The name “Palestine” never went away, either. For hundreds of years it was the name of the Roman and Byzantine province. The rabbis, too, used Palestine (Hebrew-Aramaic Palastini) in Midrash as both the name of the province and a name for the southern coastal plain. The Umayyads (the seventh to eighth century rulers of the Middle East) inherited it, in the form of Arabic Filasṭīn, as a province from the Romans and Byzantines. Afterwards it no longer served as the name of an administrative unit, but as a geographic term in common use, again for a fairly well-defined area: most of area west of the Jordan and south of Galilee, plus a small part of what’s now Jordan. Important writers who lived in Jerusalem, from Muqaddasi in the 10th century to Mujir al-Din in the 15th and beyond, all knew the term and used it repeatedly in this way. They were often even aware that the land was named in some way after the Philistines. The use of “Palestine” by people in all different classes and parts of the country continued to the end of the Ottoman period. The influential Jaffa-based Arabic newspaper named Filastin was first published in 1911 – prior to the British Mandate, not imposed by it. Familiar with both this modern use and classical texts, it is no wonder that people around the world routinely used Palestine to describe the land in this period, including Jews (alongside their other names for it).

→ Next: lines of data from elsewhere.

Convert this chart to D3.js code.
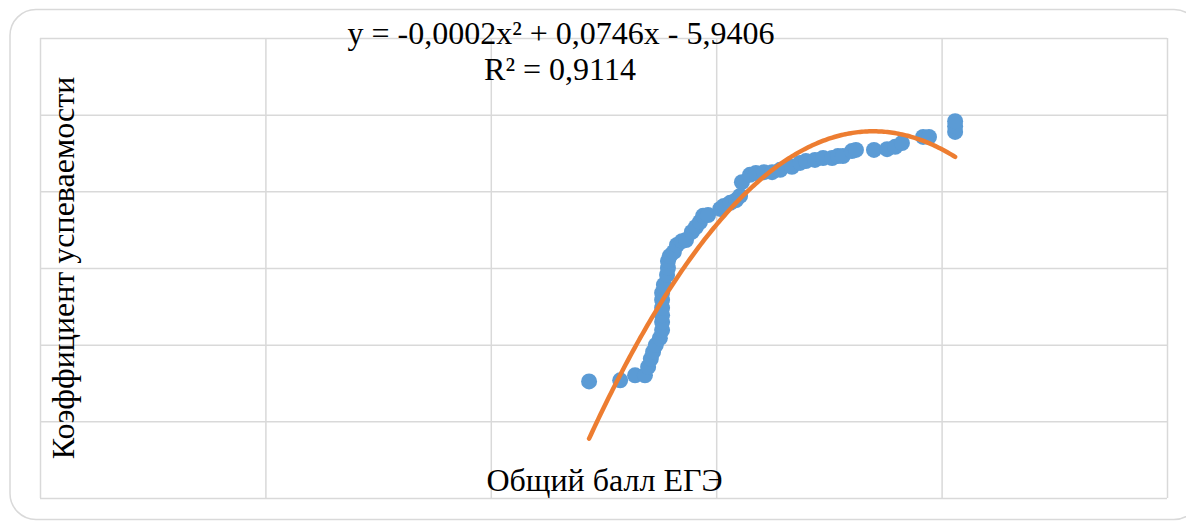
<!DOCTYPE html>
<html><head><meta charset="utf-8">
<script src="https://cdn.jsdelivr.net/npm/d3@7"></script>
<style>html,body{margin:0;padding:0;background:#fff;}svg{display:block;}
text{font-family:"Liberation Serif","Times New Roman",serif;}</style>
</head><body>
<svg id="chart" width="1186" height="522"></svg>
<script>
// ---- data ----
const scoreX = [121.8,128.7,132.0,134.2,134.9,135.5,136.0,136.6,137.5,138.0,138.0,138.0,138.0,138.0,138.0,138.4,139.1,139.3,139.3,139.7,140.6,141.3,142.4,143.3,144.6,145.5,146.4,147.1,148.2,150.9,151.7,153.1,154.4,155.3,155.7,157.5,158.8,160.6,162.4,164.2,166.8,168.6,169.9,171.9,173.7,175.7,177.0,178.1,180.1,181.0,185.0,187.9,189.7,191.2,195.9,197.2,203.0,203.0,203.0];
const rateY  = [0.304,0.307,0.320,0.320,0.342,0.363,0.381,0.399,0.417,0.438,0.459,0.477,0.496,0.517,0.535,0.556,0.582,0.600,0.618,0.631,0.642,0.660,0.670,0.673,0.694,0.707,0.720,0.736,0.738,0.754,0.762,0.770,0.777,0.788,0.824,0.843,0.848,0.850,0.850,0.856,0.864,0.874,0.879,0.882,0.887,0.887,0.892,0.892,0.905,0.908,0.908,0.910,0.916,0.926,0.942,0.942,0.955,0.970,0.983];
const trendCoef = [-0.000202, 0.07466, -5.942]; // a, b, c  (y = a x^2 + b x + c)
const xTicks = [0,50,100,150,200,250];
const yTicks = [0,0.2,0.4,0.6,0.8,1.0,1.2];
const eqLine1 = "y = -0,0002x² + 0,0746x - 5,9406";
const eqLine2 = "R² = 0,9114";
const xTitle = "Общий балл ЕГЭ";
const yTitle = "Коэффициент успеваемости";

const svg = d3.select("#chart");

// outer frame
svg.append("rect").attr("x",10).attr("y",9.5).attr("width",1190).attr("height",510)
  .attr("rx",26).attr("ry",26).attr("fill","#fff").attr("stroke","#d9d9d9").attr("stroke-width",1.5);

const L=40,R=1167,T=38,B=498;
const x = d3.scaleLinear().domain([0,250]).range([L,R]);
const y = d3.scaleLinear().domain([0,1.2]).range([B,T]);

// gridlines
const gx = svg.append("g").attr("transform",`translate(0,${B})`)
  .call(d3.axisBottom(x).tickValues(xTicks).tickSize(-(B-T)).tickFormat(""));
const gy = svg.append("g").attr("transform",`translate(${L},0)`)
  .call(d3.axisLeft(y).tickValues(yTicks).tickSize(-(R-L)).tickFormat(""));
[gx,gy].forEach(g=>{
  g.select(".domain").remove();
  g.selectAll(".tick line").attr("stroke","#d9d9d9").attr("stroke-width",1.5);
});

// points
const pts = scoreX.map((v,i)=>({x:v,y:rateY[i]}));
svg.append("g").selectAll("circle").data(pts).join("circle")
  .attr("cx",d=>x(d.x)).attr("cy",d=>y(d.y)).attr("r",8).attr("fill","#5b9bd5");

// trendline over data range
const xMin=d3.min(scoreX), xMax=d3.max(scoreX);
const tr = d3.range(0,201).map(i=>{const xv=xMin+(xMax-xMin)*i/200;
  return {x:xv,y:trendCoef[0]*xv*xv+trendCoef[1]*xv+trendCoef[2]};});
svg.append("path").datum(tr).attr("fill","none").attr("stroke","#ed7d31")
  .attr("stroke-width",4.5).attr("stroke-linecap","round")
  .attr("d",d3.line().x(d=>x(d.x)).y(d=>y(d.y)));

// equation
svg.append("text").attr("x",561).attr("y",44).attr("text-anchor","middle")
  .attr("font-size",32).attr("fill","#000").text(eqLine1);
svg.append("text").attr("x",560).attr("y",80).attr("text-anchor","middle")
  .attr("font-size",32).attr("fill","#000").text(eqLine2);

// axis titles
svg.append("text").attr("x",604.5).attr("y",491).attr("text-anchor","middle")
  .attr("font-size",32).attr("fill","#000").text(xTitle);
svg.append("text").attr("transform","translate(74,268) rotate(-90)").attr("text-anchor","middle")
  .attr("font-size",32).attr("fill","#000").text(yTitle);
</script>
</body></html>
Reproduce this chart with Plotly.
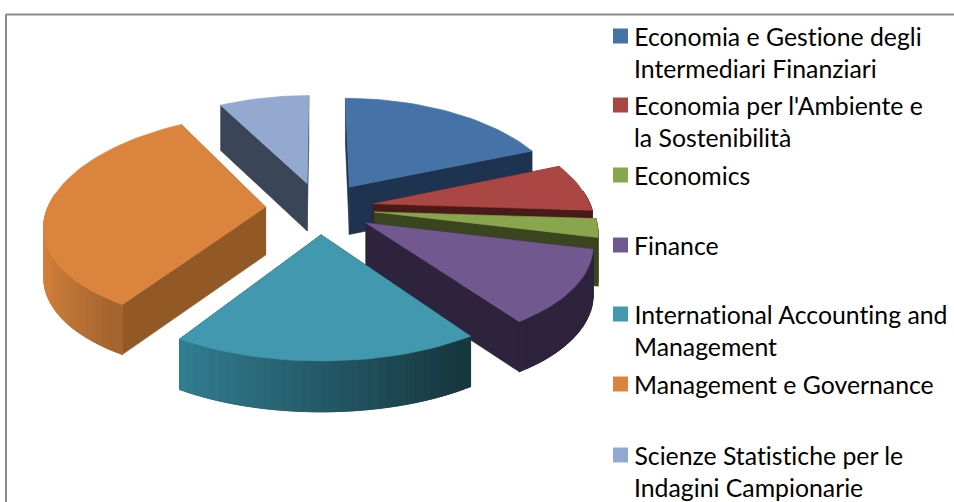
import math
import plotly.graph_objects as go

categories = ["Economia e Gestione degli<br>Intermediari Finanziari",
              "Economia per l'Ambiente e<br>la Sostenibilità",
              "Economics", "Finance",
              "International Accounting and<br>Management",
              "Management e Governance",
              "Scienze Statistiche per le<br>Indagini Campionarie"]
values = [18.8, 7.2, 2.8, 11.6, 18.6, 33.1, 7.9]
top_colors = ["#4573A7", "#AA4643", "#89A54E", "#71588F", "#4198AF", "#DB843D", "#93A9CF"]
cut_colors = ["#1E334F", "#4A1A18", "#3A441F", "#2E233C", "#1A3E4A", "#925926", "#3A4658"]
arc_left = ["#1E334F", "#4A1A18", "#3A441F", "#2E233C", "#327F93", "#DB843D", "#6B7F9F"]
arc_right = ["#1E334F", "#4A1A18", "#3A441F", "#2E233C", "#17373F", "#A5652E", "#3A4658"]
legend_y = [36, 105, 175, 245, 314, 384, 455]

CX, CY, R, RY, KX, KY, D, EXPLODE = 320, 208, 218, 104, 0.16, 0.12, 48, 0.25


def project(x, y, z=0):
    return (CX + R * x / (1 + KX * y),
            CY - RY * y / (1 + KY * y) + D * z * (1 - 0.05 * y))


def hex2rgb(h):
    return [int(h[i:i + 2], 16) for i in (1, 3, 5)]


def mix(a, b, t):
    ca, cb = hex2rgb(a), hex2rgb(b)
    return "rgb(%d,%d,%d)" % tuple(round(p + (q - p) * t) for p, q in zip(ca, cb))


fig = go.Figure()


def poly(pts, color):
    xs = [p[0] for p in pts] + [pts[0][0]]
    ys = [p[1] for p in pts] + [pts[0][1]]
    fig.add_trace(go.Scatter(x=xs, y=ys, mode="lines", fill="toself", fillcolor=color,
                             line=dict(color=color, width=0.6), hoverinfo="skip",
                             showlegend=False))


total = sum(values)
slices = []
start = 0.0
for i, v in enumerate(values):
    sweep = v / total * 2 * math.pi
    mid = start + sweep / 2
    ox, oy = EXPLODE * math.sin(mid), EXPLODE * math.cos(mid)
    slices.append((oy, i, start, start + sweep, ox))
    start += sweep

# painter's order: farthest apex first
for oy, i, a0, a1, ox in sorted(slices, key=lambda t: -t[0]):
    n = max(4, int((a1 - a0) / math.radians(2)))
    angs = [a0 + (a1 - a0) * j / n for j in range(n + 1)]
    rim = [(ox + math.sin(a), oy + math.cos(a)) for a in angs]
    apex = (ox, oy)
    faces = [rim[0], rim[-1]]
    faces.sort(key=lambda p: -p[1])
    for f in faces:
        poly([project(*apex, 0), project(*f, 0), project(*f, 1), project(*apex, 1)], cut_colors[i])
    strips = [j for j in range(n) if math.cos((angs[j] + angs[j + 1]) / 2) < 0.12]
    if strips:
        first, last = strips[0], strips[-1] + 1
        xs_all = [rim[j][0] for j in strips]
        lo, hi = min(xs_all), max(xs_all)
        # neighbouring strips overlap so that no seams show between them
        for j in sorted(strips, key=lambda q: rim[q][0]):
            t = (rim[j][0] - lo) / (hi - lo) if hi > lo else 0
            seg = rim[max(first, j - 1):min(last, j + 2) + 1]
            poly([project(*p, 0) for p in seg] + [project(*p, 1) for p in reversed(seg)],
                 mix(arc_left[i], arc_right[i], t))
    poly([project(*apex, 0)] + [project(*p, 0) for p in rim], top_colors[i])

fig.add_trace(go.Scatter(x=[620.5] * len(categories), y=legend_y, mode="markers",
                         marker=dict(symbol="square", size=15, color=top_colors, line=dict(width=0)),
                         hoverinfo="skip", showlegend=False))
for name, y in zip(categories, legend_y):
    for k, line in enumerate(name.split("<br>")):
        fig.add_annotation(x=632, y=y + k * 32, text=line, showarrow=False, xanchor="left",
                           yanchor="middle", xref="x", yref="y",
                           font=dict(family="Lato", size=24.8, color="#000000"))

fig.update_layout(
    width=954, height=502, margin=dict(l=0, r=0, t=0, b=0),
    paper_bgcolor="white", plot_bgcolor="white", showlegend=False,
    xaxis=dict(range=[0, 954], visible=False, fixedrange=True),
    yaxis=dict(range=[502, 0], visible=False, fixedrange=True),
    shapes=[dict(type="line", xref="x", yref="y", x0=6, x1=954, y0=14.5, y1=14.5,
                 line=dict(color="#8C8C8C", width=2)),
            dict(type="line", xref="x", yref="y", x0=6, x1=6, y0=14, y1=502,
                 line=dict(color="#8C8C8C", width=2))],
)
fig.write_html("out.html", config=dict(displayModeBar=False),
               post_script="document.body.style.margin='0';document.body.style.overflow='hidden';"
                           "document.body.style.fontFeatureSettings='\"liga\" 0, \"clig\" 0';")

So why do we think of these three names in such different ways? For Jews, Israel and Judea are “our” names, the names we originated in some way and preserved over some 3000 years. For most of the last 1900 of these, this has happened largely – but certainly not exclusively – in the Diaspora. Palestine became the primary name used by its inhabitants after the Roman province was renamed, and it is the name Arabs living in and around the country have continually used for more than a millennium. It is “their” name. But the land doesn’t discriminate; it continues to stand, together with all these names.